For the last three years, I have been fortunate to be working at the China Europe International Business school as an Adjunct Professor of Sustainability and Responsible Leadership. In this time I have facilitated a course that over 600 students have been required to take, and why it is different (and so much fun) is that the students work in teams to understand an issue of sustainability and then develop a solution. And each year there are a number of groups that really pull out all the stops to dive deep into a problem faced, work out the factors that are leading to the byproducts affecting society, and then bring a solution that has an impact.
In the first year, it was a team that developed a business plan that took materials from the 2010 Shanghai EXPO site and put them into a system where they could be reused. A plan that was embedded into two local NGOs (GIGA and JUCCCE) and eventually lead to a donation of materials from 6 pavilions to the YK Pao school. That team received a Gold Star, as did several other teams that focused their efforts to understand the hurdles faced by local developers looking to go green, a plan for the Shanghai Food bank, and two business plans that aided two large cleantech firms enter China.
This year, the gold star team was the Decarbonators, who built (and embedded) a plan to make CEIBS the first carbon neutral business school. A plan that was achieved this year, as Business Because reports in their recent article CEIBS Is First Carbon Neutral Business School In Asia. Other gold star performances going to the team that assisted LL Bean launch a new reusable bag and helped one of Shanghai’s green groups develop a plan for their online education platform.

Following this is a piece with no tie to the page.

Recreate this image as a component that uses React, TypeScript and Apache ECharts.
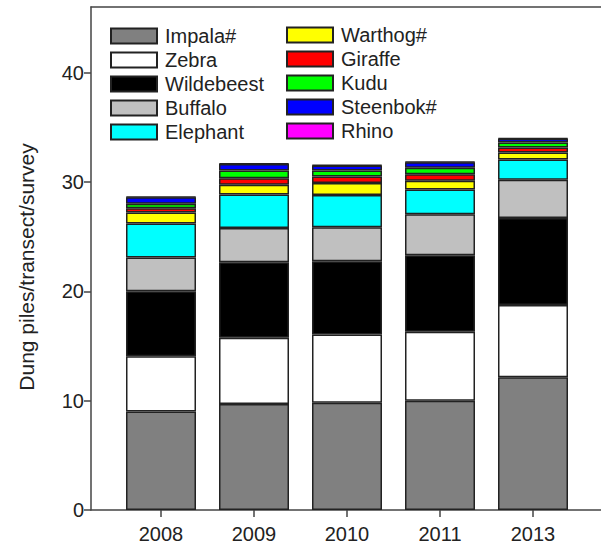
import React, { useEffect, useRef } from "react";
import * as echarts from "echarts";

const years = ["2008", "2009", "2010", "2011", "2013"];
const impala = [9.0, 9.7, 9.8, 10.0, 12.15];
const zebra = [5.05, 6.05, 6.25, 6.3, 6.6];
const wildebeest = [5.95, 6.9, 6.7, 7.0, 7.95];
const buffalo = [3.1, 3.15, 3.1, 3.75, 3.5];
const elephant = [3.1, 3.05, 2.95, 2.25, 1.85];
const warthog = [1.0, 0.9, 1.1, 0.8, 0.65];
const giraffe = [0.4, 0.6, 0.6, 0.6, 0.45];
const kudu = [0.4, 0.7, 0.55, 0.6, 0.45];
const steenbok = [0.6, 0.6, 0.45, 0.5, 0.35];
const rhino = [0.05, 0.05, 0.05, 0.05, 0.05];

const seriesDefs = [
  { name: "Impala#", data: impala, color: "#808080" },
  { name: "Zebra", data: zebra, color: "#ffffff" },
  { name: "Wildebeest", data: wildebeest, color: "#000000" },
  { name: "Buffalo", data: buffalo, color: "#c0c0c0" },
  { name: "Elephant", data: elephant, color: "#00ffff" },
  { name: "Warthog#", data: warthog, color: "#ffff00" },
  { name: "Giraffe", data: giraffe, color: "#ff0000" },
  { name: "Kudu", data: kudu, color: "#00ff00" },
  { name: "Steenbok#", data: steenbok, color: "#0000ff" },
  { name: "Rhino", data: rhino, color: "#ff00ff" },
];

const FONT = "'Liberation Sans', Arial, sans-serif";
const TEXT = "#222";
const AXIS = "#444";

export default function App() {
  const ref = useRef<HTMLDivElement>(null);
  useEffect(() => {
    if (!ref.current) return;
    const chart = echarts.init(ref.current, undefined, { renderer: "svg" });
    const legendBase = {
      orient: "vertical" as const,
      itemWidth: 46,
      itemHeight: 15,
      itemGap: 4,
      icon: "rect",
      textStyle: {
        fontFamily: FONT,
        fontSize: 20,
        color: TEXT,
        lineHeight: 20,
        padding: [0, 0, 0, 3],
      },
    };
    chart.setOption({
      animation: false,
      backgroundColor: "#fff",
      textStyle: { fontFamily: FONT },
      legend: [
        {
          ...legendBase,
          left: 105,
          top: 21,
          data: seriesDefs.slice(0, 5).map((s) => s.name),
        },
        {
          ...legendBase,
          left: 281,
          top: 20,
          data: seriesDefs.slice(5).map((s) => s.name),
        },
      ],
      grid: [
        { left: 91, right: 0, top: 7, bottom: 35 },
        { left: 114.5, right: 21.5, top: 7, bottom: 35 },
      ],
      xAxis: [
        {
          type: "value",
          gridIndex: 0,
          min: 0,
          max: 1,
          position: "bottom",
          axisLine: { show: true, lineStyle: { color: AXIS, width: 1.5 } },
          axisTick: { show: false },
          axisLabel: { show: false },
          splitLine: { show: false },
        },
        {
          type: "value",
          gridIndex: 0,
          min: 0,
          max: 1,
          position: "top",
          axisLine: { show: true, lineStyle: { color: AXIS, width: 1.5 } },
          axisTick: { show: false },
          axisLabel: { show: false },
          splitLine: { show: false },
        },
        {
          type: "category",
          gridIndex: 1,
          data: years,
          axisLine: { show: false },
          axisTick: {
            show: true,
            alignWithLabel: true,
            length: 7,
            lineStyle: { color: AXIS, width: 1.5 },
          },
          axisLabel: { fontSize: 20, color: TEXT, fontFamily: FONT, margin: 14 },
        },
      ],
      yAxis: [
        {
          type: "value",
          gridIndex: 0,
          min: 0,
          max: 46,
          interval: 10,
          axisLine: { show: true, lineStyle: { color: AXIS, width: 1.5 } },
          axisTick: { show: true, length: 7, lineStyle: { color: AXIS, width: 1.5 } },
          axisLabel: { fontSize: 20, color: TEXT, fontFamily: FONT, margin: 7, showMaxLabel: false },
          splitLine: { show: false },
        },
        {
          type: "value",
          gridIndex: 1,
          min: 0,
          max: 46,
          show: false,
          splitLine: { show: false },
        },
      ],
      graphic: [
        {
          type: "text",
          x: 26,
          y: 267,
          rotation: Math.PI / 2,
          style: {
            text: "Dung piles/transect/survey",
            fontSize: 21,
            fontFamily: FONT,
            fill: TEXT,
            align: "center",
            verticalAlign: "middle",
          },
        },
      ],
      series: seriesDefs.map((s) => ({
        name: s.name,
        type: "bar",
        stack: "total",
        xAxisIndex: 2,
        yAxisIndex: 1,
        barWidth: 70,
        data: s.data,
        itemStyle: { color: s.color, borderColor: "#222", borderWidth: 1.5 },
      })),
    });
    return () => chart.dispose();
  }, []);
  return (
    <div
      ref={ref}
      style={{ position: "fixed", left: 0, top: 0, width: 601, height: 545 }}
    />
  );
}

Now in our third year, what our program is proving is that business schools are a key stakeholder in fixing the problems faced, and that while there are a large number of business schools that have developed AMAZING electives and allow students to have a “green” focus, business schools need to take it further. To make sustainability and responsible leadership part of the core curriculum, and in doing so, move the average MBA student forward in understanding the issues faced, understand the roles/ responsibilities of the firm, and give their students the tools needed to fix the externalities that our economies are creating.
Simple put, it is time to take business schools “off the grid” to equip the next generation of leaders with the necessary tools to plan for, invest in, and manage economies, societies, and environments.